Episódio elegante que, como é de se esperar, vem acompanhado dos clássicos acordes súbitos na trilha sonora para deixar apreensivo quem assiste, prova de que se como roteirista Ceylan é uma vergonha, como diretor é pior ainda. Conseguindo no máximo arrancar risadas não intencionais com os desdobramentos do seu script, o cineasta usa o recurso nas situações mais banais para extrair qualquer arrepio que seja; da protagonista escovando os dentes à sua internet não conectando no computador. Falta de expertise que aparece também na forma como ele não demonstra saber o que fazer com a câmera, que se limita a sempre flutuar, trêmula, como uma presença fantasmagórica.

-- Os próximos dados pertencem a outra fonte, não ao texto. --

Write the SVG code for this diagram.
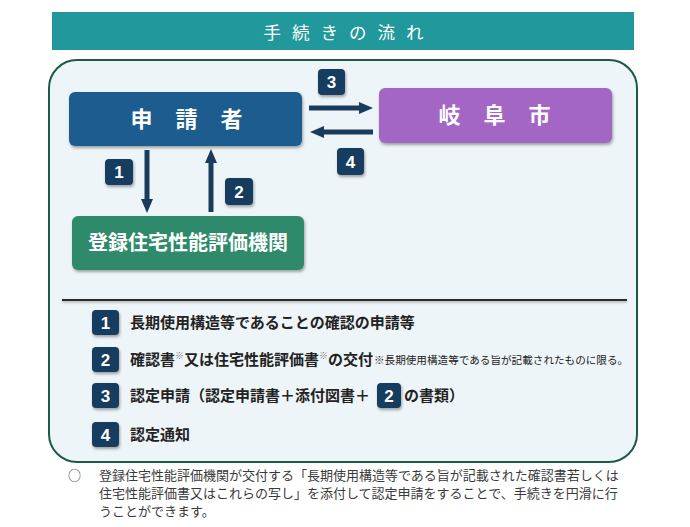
<svg xmlns="http://www.w3.org/2000/svg" width="690" height="527" viewBox="0 0 690 527">
<defs>
<style>
.cjk{font-family:"Noto Sans CJK JP","Noto Sans CJK SC",sans-serif;}
.badge{fill:#173e5e;}
.bt{font-family:"Liberation Sans","Noto Sans",sans-serif;font-weight:bold;font-size:17px;fill:#fff;text-anchor:middle;}
.node{font-family:"Noto Sans CJK JP",sans-serif;font-weight:bold;fill:#fff;text-anchor:middle;}
.leg{font-family:"Noto Sans CJK JP",sans-serif;font-weight:bold;font-size:15px;fill:#222;}
.note{font-family:"Noto Sans CJK JP",sans-serif;font-size:13px;fill:#3a3a3a;}
.arr{stroke:#1a3c5c;stroke-width:5;fill:none;}
.sup{font-size:9px;font-weight:normal;fill:#777;}
</style>
<filter id="sh" x="-10%" y="-10%" width="120%" height="130%">
<feDropShadow dx="1" dy="2" stdDeviation="1.8" flood-color="#000" flood-opacity="0.35"/>
</filter>
<filter id="lsh" filterUnits="userSpaceOnUse" x="50" y="290" width="590" height="20">
<feDropShadow dx="0" dy="1.5" stdDeviation="1" flood-color="#000" flood-opacity="0.3"/>
</filter>
<marker id="ah" viewBox="0 0 14 12" refX="1" refY="6" markerWidth="14" markerHeight="12" markerUnits="userSpaceOnUse" orient="auto">
<path d="M0,0 L14,6 L0,12 z" fill="#1a3c5c"/>
</marker>
</defs>

<rect x="0" y="0" width="690" height="527" fill="#fff"/>

<g id="header">
<rect x="52" y="12" width="582" height="38" fill="#21999c"/>
<text class="cjk" x="349" y="39" font-size="17.5" fill="#fff" text-anchor="middle" letter-spacing="11">手続きの流れ</text>
</g>

<g id="frame">
<rect x="49" y="60" width="588" height="402" rx="28" fill="#eef5f8" stroke="#1e5947" stroke-width="2"/>
<rect x="62" y="299" width="565" height="2" fill="#2a2a2a" filter="url(#lsh)"/>
</g>

<g id="applicant">
<rect x="69" y="92" width="233" height="54" rx="6" fill="#1f5b8e" filter="url(#sh)"/>
<text class="node" x="198" y="127" font-size="22" letter-spacing="23">申請者</text>
</g>

<g id="gifu">
<rect x="379" y="88" width="233" height="55" rx="6" fill="#a466c4" filter="url(#sh)"/>
<text class="node" x="506" y="123" font-size="22" letter-spacing="23">岐阜市</text>
</g>

<g id="agency">
<rect x="72" y="216" width="232" height="54" rx="6" fill="#2f8a6b" filter="url(#sh)"/>
<text class="node" x="188" y="250" font-size="20" font-weight="500">登録住宅性能評価機関</text>
</g>

<g id="connectors">
<line class="arr" x1="309" y1="108" x2="360" y2="108" marker-end="url(#ah)"/>
<line class="arr" x1="373" y1="132" x2="323" y2="132" marker-end="url(#ah)"/>
<line class="arr" x1="147" y1="150" x2="147" y2="200" marker-end="url(#ah)"/>
<line class="arr" x1="211" y1="212" x2="211" y2="162" marker-end="url(#ah)"/>
</g>

<g id="badge3">
<rect class="badge" x="318" y="69" width="27" height="26" rx="4" filter="url(#sh)"/>
<text class="bt" x="331.5" y="88">3</text>
</g>
<g id="badge4">
<rect class="badge" x="337" y="148" width="27" height="27" rx="4" filter="url(#sh)"/>
<text class="bt" x="350.5" y="168">4</text>
</g>
<g id="badge1">
<rect class="badge" x="105" y="159" width="28" height="26" rx="4" filter="url(#sh)"/>
<text class="bt" x="119" y="178">1</text>
</g>
<g id="badge2">
<rect class="badge" x="225" y="178" width="28" height="27" rx="4" filter="url(#sh)"/>
<text class="bt" x="239" y="198">2</text>
</g>

<g id="legend">
<rect class="badge" x="92" y="310" width="27" height="25" rx="4" filter="url(#sh)"/>
<text class="bt" x="105.5" y="329">1</text>
<text class="leg" x="130" y="328">長期使用構造等であることの確認の申請等</text>

<rect class="badge" x="92" y="347" width="27" height="25" rx="4" filter="url(#sh)"/>
<text class="bt" x="105.5" y="366">2</text>
<text class="leg" x="130" y="365">確認書<tspan class="sup" dy="-6">※</tspan><tspan dy="6">又は住宅性能評価書</tspan><tspan class="sup" dy="-6">※</tspan><tspan dy="6">の交付</tspan></text>
<text class="cjk" x="374" y="364" font-size="10.6" fill="#222">※長期使用構造等である旨が記載されたものに限る。</text>

<rect class="badge" x="92" y="383" width="27" height="25" rx="4" filter="url(#sh)"/>
<text class="bt" x="105.5" y="402">3</text>
<text class="leg" x="130" y="401">認定申請（認定申請書＋添付図書＋</text>
<rect class="badge" x="377" y="383" width="24" height="25" rx="4" filter="url(#sh)"/>
<text class="bt" x="389" y="402">2</text>
<text class="leg" x="404" y="401">の書類）</text>

<rect class="badge" x="92" y="422" width="27" height="25" rx="4" filter="url(#sh)"/>
<text class="bt" x="105.5" y="441">4</text>
<text class="leg" x="130" y="440">認定通知</text>
</g>

<g id="note">
<text class="note" x="68" y="480">○</text>
<text class="note" x="99" y="480">登録住宅性能評価機関が交付する「長期使用構造等である旨が記載された確認書若しくは</text>
<text class="note" x="99" y="498">住宅性能評価書又はこれらの写し」を添付して認定申請をすることで、手続きを円滑に行</text>
<text class="note" x="99" y="516">うことができます。</text>
</g>
</svg>
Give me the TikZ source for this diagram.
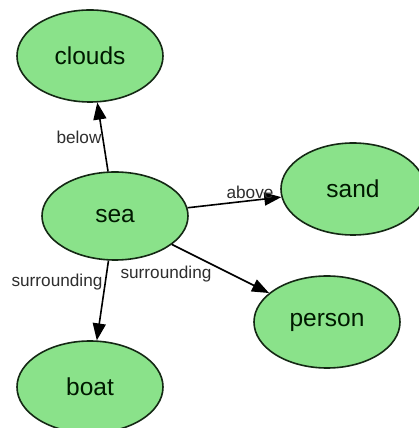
\documentclass[tikz,border=0pt]{standalone}
\usepackage{fontspec}
\setmainfont{Liberation Sans}
\usetikzlibrary{shapes.geometric,arrows.meta}
\definecolor{nodefill}{HTML}{8AE28A}
\definecolor{nodeline}{HTML}{142814}
\definecolor{labelgray}{HTML}{2E2E2E}
\tikzset{
  concept/.style={ellipse, draw=nodeline, line width=1.6pt, fill=nodefill,
    minimum width=146pt, minimum height=92pt, inner sep=0pt,
    font=\fontsize{24.5}{27}\selectfont, text=black!90!green},
  relation/.style={-{Triangle[length=17pt,width=13pt]}, line width=1.6pt, black},
  rellabel/.style={font=\fontsize{17.2}{19}\selectfont, text=labelgray, inner sep=0pt}
}
\begin{document}
\begin{tikzpicture}[x=1pt,y=1pt]
  \useasboundingbox (0,0) rectangle (419,428);
  \fill[white] (0,0) rectangle (419,428);

  % concepts
  \node[concept] (clouds) at (90,372) {clouds};
  \node[concept, minimum height=88pt] (sea) at (115,212) {sea};
  \node[concept, minimum width=144pt] (sand) at (353,239) {sand};
  \node[concept] (person) at (327,106) {person};
  \node[concept] (boat) at (90,41) {boat};

  % relations
  \draw[relation] (sea) -- (clouds);
  \draw[relation] (sea) -- (sand);
  \draw[relation] (sea) -- (person);
  \draw[relation] (sea) -- (boat);

  % relation labels
  \node[rellabel] (lbelow) at (79,291) {below};
  \node[rellabel] (labove) at (250,236) {above};
  \node[rellabel] (lsurrp) at (166,154) {surrounding};
  \node[rellabel] (lsurrb) at (57,146) {surrounding};
\end{tikzpicture}
\end{document}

O desconcerto é tamanho que até elementos básicos que deveriam funcionar, como a fotografia e os detalhes inseridos na pós-produção, falham. Sem saber que caminho seguir, a cinematografia parece, de forma arbitrária, saltar da iluminação naturalista para ameaçadores luzes coloridas, ferramenta narrativa que foi melhor empregada em títulos recentes como “O Homem nas Trevas” (2016). O terrível é que na mudança de uma para a outra, ficamos presos em uma cena fotografada no escuro com tanto amadorismo que é impossível enxergar o que acontece.
Amador já não é bem a palavra para descrever o trabalho de motion graphics do projeto, mas sim desmazelo. Selfies tiradas pelos personagens na vertical ganham efeitos de reprodução de tela como se o aparelho estivesse na horizontal e notificações de vídeo mostram-se, na verdade, mensagens em áudio. São minúcias, mas atestam a incompetência de um filme que, no mínimo, deveria acertar nos pormenores do tema que pretende explorar.
“Selfie para o Inferno” é uma experiência dolorosa, um equívoco para o cinema, assim como o leetspeak, o alfabeto que troca letras por número, é hoje para internet. Na realidade, talvez só o último possa descrever o primeiro: H0Rr1v3L.